A pulled pork sandwich on brioche with pickled red cabbage and white BBQ sauce and sweet potato fries.

“I kind of want to bring a new spin to barbecue,” he said. “There’s all different regions of barbecue, vastly different styles, and I have never had one that I don’t like, but, you know, you have to travel to different destinations.”

To bring a new twist, Houston allows customization. Customers pick a sandwich or taco, the meat, the sauce, the toppings, and it’s a completely customizable sandwich. Of course, there’s the “Just make me something good” option, which was inspired by an instant fan of the truck.

But no matter what gets built inside the truck, customers can know one thing: at Jake’s, there’s no reheating. All the smoked meats are done the day of, and conveniently, right in the truck where the smoker is.

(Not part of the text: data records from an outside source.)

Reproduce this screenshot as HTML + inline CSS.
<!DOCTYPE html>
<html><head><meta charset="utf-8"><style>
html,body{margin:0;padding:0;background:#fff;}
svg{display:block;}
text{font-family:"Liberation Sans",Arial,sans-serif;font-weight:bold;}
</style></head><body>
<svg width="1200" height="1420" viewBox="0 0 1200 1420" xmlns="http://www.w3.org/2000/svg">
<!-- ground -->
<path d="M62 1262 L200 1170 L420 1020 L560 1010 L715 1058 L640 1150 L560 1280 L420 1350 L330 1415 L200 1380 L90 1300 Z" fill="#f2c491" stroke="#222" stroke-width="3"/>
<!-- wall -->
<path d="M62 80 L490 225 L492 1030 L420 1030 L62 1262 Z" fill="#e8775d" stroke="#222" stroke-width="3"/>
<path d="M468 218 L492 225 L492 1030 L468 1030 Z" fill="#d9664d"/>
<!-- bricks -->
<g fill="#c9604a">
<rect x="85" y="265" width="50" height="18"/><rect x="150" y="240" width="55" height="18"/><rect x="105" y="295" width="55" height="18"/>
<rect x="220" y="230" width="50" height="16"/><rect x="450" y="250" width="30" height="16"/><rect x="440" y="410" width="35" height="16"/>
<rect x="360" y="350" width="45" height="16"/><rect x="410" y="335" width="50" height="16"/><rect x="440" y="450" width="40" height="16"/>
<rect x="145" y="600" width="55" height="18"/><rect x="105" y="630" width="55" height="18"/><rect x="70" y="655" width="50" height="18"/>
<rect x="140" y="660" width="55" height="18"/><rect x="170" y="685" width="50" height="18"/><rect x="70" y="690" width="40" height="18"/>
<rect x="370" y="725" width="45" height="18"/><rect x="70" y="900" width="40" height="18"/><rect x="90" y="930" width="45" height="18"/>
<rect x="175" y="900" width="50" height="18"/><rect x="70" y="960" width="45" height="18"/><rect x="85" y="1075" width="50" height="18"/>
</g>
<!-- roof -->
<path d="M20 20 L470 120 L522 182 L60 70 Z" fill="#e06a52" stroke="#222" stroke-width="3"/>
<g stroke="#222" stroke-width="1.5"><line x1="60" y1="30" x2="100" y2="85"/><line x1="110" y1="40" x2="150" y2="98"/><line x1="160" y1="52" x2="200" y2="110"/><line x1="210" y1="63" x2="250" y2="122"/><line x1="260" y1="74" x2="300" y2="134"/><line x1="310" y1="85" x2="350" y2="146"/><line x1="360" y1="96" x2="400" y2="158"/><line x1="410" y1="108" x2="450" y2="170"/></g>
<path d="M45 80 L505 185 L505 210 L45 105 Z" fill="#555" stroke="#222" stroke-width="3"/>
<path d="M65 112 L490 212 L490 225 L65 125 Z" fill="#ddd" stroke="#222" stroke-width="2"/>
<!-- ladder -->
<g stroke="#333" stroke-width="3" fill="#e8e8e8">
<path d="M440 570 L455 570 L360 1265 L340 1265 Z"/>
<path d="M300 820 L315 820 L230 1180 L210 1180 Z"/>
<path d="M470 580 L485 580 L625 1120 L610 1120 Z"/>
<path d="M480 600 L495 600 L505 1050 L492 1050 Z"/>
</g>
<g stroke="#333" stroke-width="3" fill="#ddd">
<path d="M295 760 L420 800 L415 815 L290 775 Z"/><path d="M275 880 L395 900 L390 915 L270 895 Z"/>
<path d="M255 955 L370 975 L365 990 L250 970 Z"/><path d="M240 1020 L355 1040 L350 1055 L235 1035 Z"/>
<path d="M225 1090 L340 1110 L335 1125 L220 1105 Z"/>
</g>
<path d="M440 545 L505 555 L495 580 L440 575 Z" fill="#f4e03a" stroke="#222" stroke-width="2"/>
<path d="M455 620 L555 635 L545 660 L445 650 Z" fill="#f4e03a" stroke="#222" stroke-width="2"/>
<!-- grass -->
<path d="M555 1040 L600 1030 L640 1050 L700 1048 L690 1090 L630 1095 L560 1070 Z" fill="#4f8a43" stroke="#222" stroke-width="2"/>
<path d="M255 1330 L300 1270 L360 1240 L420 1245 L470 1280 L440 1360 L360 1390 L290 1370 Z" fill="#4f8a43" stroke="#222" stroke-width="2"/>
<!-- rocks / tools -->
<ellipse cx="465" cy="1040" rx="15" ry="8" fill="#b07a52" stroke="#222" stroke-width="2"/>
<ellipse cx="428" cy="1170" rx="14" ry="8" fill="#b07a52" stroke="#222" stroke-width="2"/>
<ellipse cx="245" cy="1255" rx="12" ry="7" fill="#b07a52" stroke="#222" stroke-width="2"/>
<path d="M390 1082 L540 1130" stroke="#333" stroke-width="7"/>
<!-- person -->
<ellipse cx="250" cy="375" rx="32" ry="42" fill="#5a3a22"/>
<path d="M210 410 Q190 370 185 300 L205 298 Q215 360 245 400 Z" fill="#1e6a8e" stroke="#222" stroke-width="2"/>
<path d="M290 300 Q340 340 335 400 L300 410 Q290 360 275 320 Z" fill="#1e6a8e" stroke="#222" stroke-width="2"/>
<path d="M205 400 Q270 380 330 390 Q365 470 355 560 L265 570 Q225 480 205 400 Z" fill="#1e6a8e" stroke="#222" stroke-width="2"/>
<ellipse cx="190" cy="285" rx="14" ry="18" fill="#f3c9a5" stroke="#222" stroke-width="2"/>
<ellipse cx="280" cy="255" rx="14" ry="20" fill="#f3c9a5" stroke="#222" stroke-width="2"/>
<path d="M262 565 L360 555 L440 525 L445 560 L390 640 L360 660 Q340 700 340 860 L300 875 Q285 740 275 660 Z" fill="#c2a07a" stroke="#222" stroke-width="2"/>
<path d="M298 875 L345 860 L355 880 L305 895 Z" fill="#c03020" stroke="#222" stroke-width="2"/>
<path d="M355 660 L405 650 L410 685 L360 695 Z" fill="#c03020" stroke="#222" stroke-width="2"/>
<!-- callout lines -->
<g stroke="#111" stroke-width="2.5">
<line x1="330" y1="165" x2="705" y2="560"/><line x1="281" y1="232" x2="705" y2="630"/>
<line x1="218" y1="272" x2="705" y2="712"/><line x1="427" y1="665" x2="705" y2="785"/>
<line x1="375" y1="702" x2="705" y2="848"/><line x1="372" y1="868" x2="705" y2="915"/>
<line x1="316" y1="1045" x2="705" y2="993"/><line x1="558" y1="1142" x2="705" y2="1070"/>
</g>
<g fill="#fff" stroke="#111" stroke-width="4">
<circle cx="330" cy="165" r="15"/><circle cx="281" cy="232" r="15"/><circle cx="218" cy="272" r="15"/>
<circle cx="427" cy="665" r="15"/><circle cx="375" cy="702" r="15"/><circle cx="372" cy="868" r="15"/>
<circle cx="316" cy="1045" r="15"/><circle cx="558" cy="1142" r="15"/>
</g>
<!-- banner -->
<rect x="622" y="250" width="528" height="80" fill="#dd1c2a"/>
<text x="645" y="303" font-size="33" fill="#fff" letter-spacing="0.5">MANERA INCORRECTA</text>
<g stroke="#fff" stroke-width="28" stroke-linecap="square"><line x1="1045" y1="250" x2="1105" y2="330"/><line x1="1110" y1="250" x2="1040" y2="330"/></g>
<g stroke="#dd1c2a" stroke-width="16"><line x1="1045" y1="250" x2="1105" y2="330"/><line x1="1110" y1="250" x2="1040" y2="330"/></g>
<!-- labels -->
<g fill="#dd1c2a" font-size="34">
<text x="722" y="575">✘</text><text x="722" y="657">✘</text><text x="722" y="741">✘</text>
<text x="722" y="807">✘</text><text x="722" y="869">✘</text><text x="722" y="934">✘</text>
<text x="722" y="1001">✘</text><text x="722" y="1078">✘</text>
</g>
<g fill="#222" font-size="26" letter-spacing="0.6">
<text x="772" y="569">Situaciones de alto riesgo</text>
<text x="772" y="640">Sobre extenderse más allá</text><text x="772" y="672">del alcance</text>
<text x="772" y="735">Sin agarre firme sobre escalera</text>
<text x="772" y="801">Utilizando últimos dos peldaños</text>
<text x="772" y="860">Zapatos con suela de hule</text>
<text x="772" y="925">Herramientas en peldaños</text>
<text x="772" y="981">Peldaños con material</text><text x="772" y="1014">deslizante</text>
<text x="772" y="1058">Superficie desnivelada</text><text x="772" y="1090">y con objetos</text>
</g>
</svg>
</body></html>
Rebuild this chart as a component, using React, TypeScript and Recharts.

Houston joked that installing the smoker into the truck just makes good business sense.

“It’s a secret type of advertising,” he said. “If I’m driving by and I smell barbecue, I instantly get hungry for barbecue.”

Jake Houston takes a break and sits on the truck’s steps.

In addition to making sure the meats are freshly prepared, everything else is pretty much done in-house – or rather in-truck – too. Houston makes every sauce, all six, and all seven pickled toppings himself. With everything he has going on in his truck, it can get pretty cramped, but it’s worth it because he gets to combine two of his greatest passions: the outdoors and the kitchen.

He said that luckily, his wife is a Type-A personality, who “Marie Kondo’ed” the truck.

“I’d be up a creek without her,” he laughed.